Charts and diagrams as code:
^^^^

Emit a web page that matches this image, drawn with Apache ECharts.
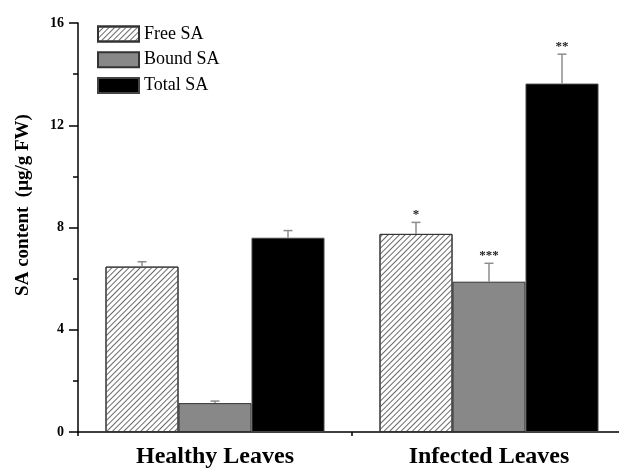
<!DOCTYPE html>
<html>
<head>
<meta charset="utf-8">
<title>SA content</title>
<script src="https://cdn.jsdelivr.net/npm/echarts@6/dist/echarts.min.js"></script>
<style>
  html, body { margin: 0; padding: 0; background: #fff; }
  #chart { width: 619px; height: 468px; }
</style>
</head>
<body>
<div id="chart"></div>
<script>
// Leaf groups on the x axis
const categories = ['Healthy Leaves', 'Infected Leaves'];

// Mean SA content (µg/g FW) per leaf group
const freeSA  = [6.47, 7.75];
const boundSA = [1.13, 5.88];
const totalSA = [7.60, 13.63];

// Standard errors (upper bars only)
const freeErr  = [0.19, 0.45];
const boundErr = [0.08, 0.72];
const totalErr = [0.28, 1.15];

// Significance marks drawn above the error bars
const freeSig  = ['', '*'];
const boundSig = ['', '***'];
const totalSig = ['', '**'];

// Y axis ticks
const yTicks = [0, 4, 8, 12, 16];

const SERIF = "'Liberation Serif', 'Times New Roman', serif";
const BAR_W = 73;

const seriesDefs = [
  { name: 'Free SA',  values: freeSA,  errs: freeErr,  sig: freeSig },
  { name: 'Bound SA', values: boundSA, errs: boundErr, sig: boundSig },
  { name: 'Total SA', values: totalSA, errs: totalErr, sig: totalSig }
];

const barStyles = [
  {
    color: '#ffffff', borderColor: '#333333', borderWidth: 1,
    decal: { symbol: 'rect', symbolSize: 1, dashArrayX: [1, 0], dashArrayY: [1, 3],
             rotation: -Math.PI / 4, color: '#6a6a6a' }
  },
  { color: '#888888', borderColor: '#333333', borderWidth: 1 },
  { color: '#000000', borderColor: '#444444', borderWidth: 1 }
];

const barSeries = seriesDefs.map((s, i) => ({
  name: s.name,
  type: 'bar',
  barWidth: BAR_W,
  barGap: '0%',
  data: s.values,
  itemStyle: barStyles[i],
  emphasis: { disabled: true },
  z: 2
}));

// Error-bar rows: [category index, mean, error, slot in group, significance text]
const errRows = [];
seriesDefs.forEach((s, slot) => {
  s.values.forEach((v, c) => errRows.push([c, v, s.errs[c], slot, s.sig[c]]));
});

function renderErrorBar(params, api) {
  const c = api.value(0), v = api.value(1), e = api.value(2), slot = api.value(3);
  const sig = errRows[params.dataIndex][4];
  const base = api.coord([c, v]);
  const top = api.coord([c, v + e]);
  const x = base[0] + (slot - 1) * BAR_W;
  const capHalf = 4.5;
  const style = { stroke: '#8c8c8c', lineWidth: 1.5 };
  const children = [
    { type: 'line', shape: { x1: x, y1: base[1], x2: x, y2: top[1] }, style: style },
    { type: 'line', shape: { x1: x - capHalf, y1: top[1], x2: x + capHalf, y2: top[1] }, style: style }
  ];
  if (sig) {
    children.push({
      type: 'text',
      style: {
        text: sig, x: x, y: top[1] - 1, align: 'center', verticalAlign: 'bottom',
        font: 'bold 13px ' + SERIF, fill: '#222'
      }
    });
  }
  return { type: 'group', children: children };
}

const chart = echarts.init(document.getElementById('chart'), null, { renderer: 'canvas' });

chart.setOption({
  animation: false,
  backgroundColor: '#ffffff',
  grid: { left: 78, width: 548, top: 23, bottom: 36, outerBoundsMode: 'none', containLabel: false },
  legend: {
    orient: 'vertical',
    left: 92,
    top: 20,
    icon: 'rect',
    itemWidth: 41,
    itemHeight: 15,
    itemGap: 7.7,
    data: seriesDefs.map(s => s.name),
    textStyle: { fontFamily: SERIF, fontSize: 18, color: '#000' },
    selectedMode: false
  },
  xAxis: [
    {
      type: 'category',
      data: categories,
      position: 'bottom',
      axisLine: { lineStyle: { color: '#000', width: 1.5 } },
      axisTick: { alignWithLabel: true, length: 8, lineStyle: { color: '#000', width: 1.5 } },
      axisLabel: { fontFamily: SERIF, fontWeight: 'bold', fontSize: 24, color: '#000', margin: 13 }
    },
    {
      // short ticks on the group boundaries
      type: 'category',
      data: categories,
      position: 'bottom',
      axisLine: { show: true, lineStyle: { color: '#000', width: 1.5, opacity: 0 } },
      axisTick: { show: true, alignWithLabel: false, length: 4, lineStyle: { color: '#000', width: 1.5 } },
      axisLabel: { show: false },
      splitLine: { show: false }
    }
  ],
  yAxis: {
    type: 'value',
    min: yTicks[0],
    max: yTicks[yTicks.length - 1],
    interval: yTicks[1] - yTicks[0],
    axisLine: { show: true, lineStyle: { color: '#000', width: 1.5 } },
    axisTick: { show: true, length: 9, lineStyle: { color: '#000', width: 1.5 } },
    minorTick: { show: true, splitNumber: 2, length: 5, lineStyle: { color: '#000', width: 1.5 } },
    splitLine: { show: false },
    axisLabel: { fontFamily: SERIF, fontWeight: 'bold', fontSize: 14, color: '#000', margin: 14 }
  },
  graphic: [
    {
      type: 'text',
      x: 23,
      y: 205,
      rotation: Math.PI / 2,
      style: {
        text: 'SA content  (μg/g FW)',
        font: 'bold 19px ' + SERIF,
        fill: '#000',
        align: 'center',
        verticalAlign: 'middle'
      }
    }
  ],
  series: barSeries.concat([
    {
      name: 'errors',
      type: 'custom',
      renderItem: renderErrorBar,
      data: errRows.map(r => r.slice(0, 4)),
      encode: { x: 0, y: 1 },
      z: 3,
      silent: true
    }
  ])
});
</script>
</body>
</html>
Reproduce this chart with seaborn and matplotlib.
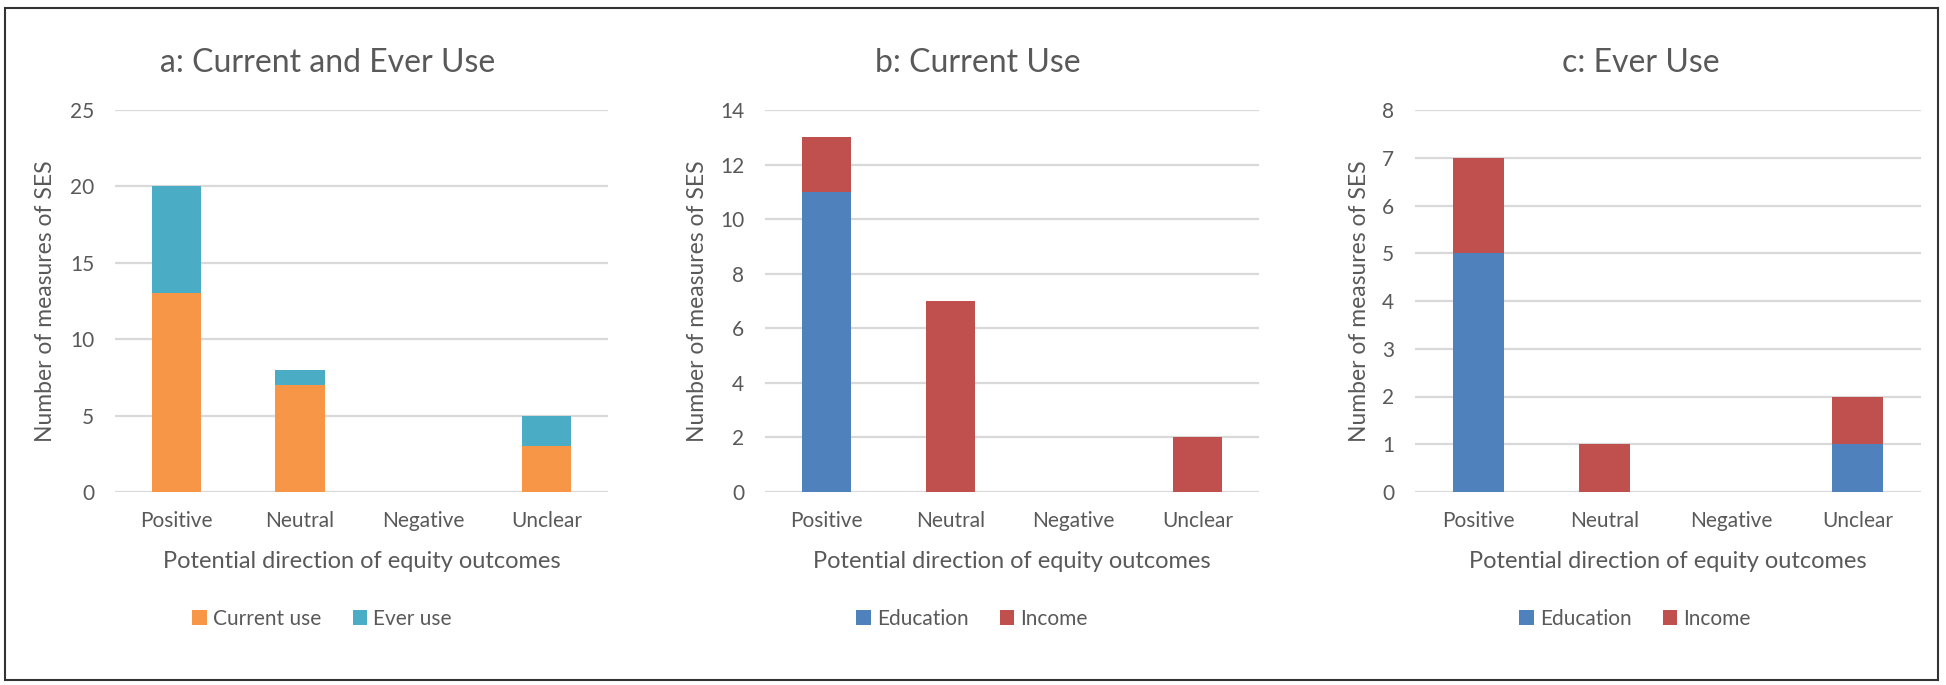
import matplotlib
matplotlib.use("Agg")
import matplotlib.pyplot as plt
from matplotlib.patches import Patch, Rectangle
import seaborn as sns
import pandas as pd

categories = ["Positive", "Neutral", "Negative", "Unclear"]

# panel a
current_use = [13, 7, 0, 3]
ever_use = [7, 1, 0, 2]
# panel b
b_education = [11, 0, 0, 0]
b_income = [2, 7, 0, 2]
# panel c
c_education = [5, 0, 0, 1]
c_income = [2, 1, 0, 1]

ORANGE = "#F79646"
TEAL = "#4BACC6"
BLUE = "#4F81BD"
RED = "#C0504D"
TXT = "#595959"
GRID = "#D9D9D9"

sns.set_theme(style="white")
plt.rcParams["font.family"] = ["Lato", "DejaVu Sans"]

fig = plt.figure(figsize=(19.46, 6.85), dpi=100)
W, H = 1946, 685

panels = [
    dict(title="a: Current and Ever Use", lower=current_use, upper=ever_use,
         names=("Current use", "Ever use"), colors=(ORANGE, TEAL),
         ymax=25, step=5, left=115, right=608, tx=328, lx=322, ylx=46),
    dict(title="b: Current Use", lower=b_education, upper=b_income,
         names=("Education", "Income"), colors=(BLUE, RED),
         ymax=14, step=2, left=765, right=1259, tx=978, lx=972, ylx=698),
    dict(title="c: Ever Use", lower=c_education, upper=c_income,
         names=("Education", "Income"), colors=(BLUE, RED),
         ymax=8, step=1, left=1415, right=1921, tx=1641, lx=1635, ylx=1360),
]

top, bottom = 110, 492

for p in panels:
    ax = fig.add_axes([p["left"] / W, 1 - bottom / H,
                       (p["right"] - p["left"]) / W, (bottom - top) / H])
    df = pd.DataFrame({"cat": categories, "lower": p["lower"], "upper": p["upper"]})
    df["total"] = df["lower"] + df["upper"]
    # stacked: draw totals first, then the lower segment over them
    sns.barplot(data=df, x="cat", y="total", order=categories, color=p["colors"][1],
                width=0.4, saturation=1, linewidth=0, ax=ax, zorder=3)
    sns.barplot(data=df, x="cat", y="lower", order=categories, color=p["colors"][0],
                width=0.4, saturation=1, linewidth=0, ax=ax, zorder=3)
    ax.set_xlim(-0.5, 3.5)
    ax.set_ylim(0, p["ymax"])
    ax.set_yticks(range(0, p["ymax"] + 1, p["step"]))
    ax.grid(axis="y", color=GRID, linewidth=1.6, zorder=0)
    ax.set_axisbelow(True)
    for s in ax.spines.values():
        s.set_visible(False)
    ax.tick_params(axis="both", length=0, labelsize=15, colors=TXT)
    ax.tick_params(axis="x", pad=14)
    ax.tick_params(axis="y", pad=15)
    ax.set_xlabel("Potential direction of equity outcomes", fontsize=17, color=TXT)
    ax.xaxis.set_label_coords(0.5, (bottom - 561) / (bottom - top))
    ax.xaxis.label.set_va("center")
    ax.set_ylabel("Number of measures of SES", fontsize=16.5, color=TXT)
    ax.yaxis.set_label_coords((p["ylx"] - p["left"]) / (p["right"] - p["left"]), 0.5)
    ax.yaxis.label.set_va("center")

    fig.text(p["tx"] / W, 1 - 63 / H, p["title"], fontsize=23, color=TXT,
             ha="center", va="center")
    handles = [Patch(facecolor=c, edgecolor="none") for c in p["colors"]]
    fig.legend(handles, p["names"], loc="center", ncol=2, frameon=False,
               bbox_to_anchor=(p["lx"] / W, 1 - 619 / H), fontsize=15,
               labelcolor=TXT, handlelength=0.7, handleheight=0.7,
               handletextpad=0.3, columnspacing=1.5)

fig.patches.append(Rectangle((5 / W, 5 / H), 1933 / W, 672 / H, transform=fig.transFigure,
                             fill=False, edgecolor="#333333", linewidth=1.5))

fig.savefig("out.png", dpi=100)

^^^^

Your first line is the one with "Reproduce this chart", and your last is the one with "W, H = 1946, 685". Copy those and every line between them exactly, without any pictures.

Reproduce this chart with seaborn and matplotlib.
import matplotlib
matplotlib.use("Agg")
import matplotlib.pyplot as plt
from matplotlib.patches import Patch, Rectangle
import seaborn as sns
import pandas as pd

categories = ["Positive", "Neutral", "Negative", "Unclear"]

# panel a
current_use = [13, 7, 0, 3]
ever_use = [7, 1, 0, 2]
# panel b
b_education = [11, 0, 0, 0]
b_income = [2, 7, 0, 2]
# panel c
c_education = [5, 0, 0, 1]
c_income = [2, 1, 0, 1]

ORANGE = "#F79646"
TEAL = "#4BACC6"
BLUE = "#4F81BD"
RED = "#C0504D"
TXT = "#595959"
GRID = "#D9D9D9"

sns.set_theme(style="white")
plt.rcParams["font.family"] = ["Lato", "DejaVu Sans"]

fig = plt.figure(figsize=(19.46, 6.85), dpi=100)
W, H = 1946, 685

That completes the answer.